Se o perfil mental de Oróbio foi moldado na base do terror da inquisição, e as metamorfoses do nome testemunham a sua evolução intelectual, os seus livros são a expressão articulada da comunidade judaica ortodoxa contra o perigo ideológico de pensadores livres. Faleceu em 7 de novembro de 1687 (01 Lislev 5448) e foi enterrado no Beth Haim Cemetery ouder Kerk aan de Amstel, Amsterdam.

Notas e Bibliografia:
1 –  KAPLAN, Yosef, Isaac Orobio de Castro and his Circle, Hebrew University of Jerusalem, 1978.
Yosef Kaplan – From Christianity to Judaism: Isaac Orobio de Castro, translated from Hebrew by Raphael Loewe, Oxford University Press, 1989; Do Cristianismo ao Judaísmo: A História de Isaac Oróbio de Castro, trad. De Henrique Araújo Mesquita, Imago, Rio de Janeiro, 2000.
2 – MEA, Elvira Cunha de Azevedo, A Inquisição de Coimbra no Século XVI. A Instituição, os Homens e a Sociedade, pp. 474-480, Porto, 1977.
3 – BLAMONT, Jacques, Le Lion et le Moucheron: histoire des marranes de Toulouse, editions Odile Jacob, Paris, 2000.
4 – CALDAS, Victoria Gonzáles de, Judíos o Cristianos?
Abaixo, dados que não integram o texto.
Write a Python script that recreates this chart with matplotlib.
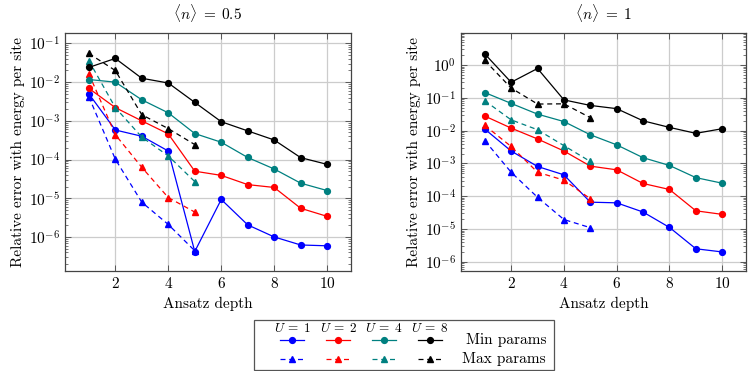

El Processo de Fe Sancta Inquisitio, Universidad de Sevilla, Secretariado de Publicaciones, Sevilla, 2004
ANDRADE e GUIMARÃES, Isaac Oróbio  de Castro: o rigor da Lei, in: jornal Terra Quente, de 1.6.2001; IDEM, Isaac Oróbio de Castro e a Academia dos Floridos, in: T.Q. de 15.6.2001.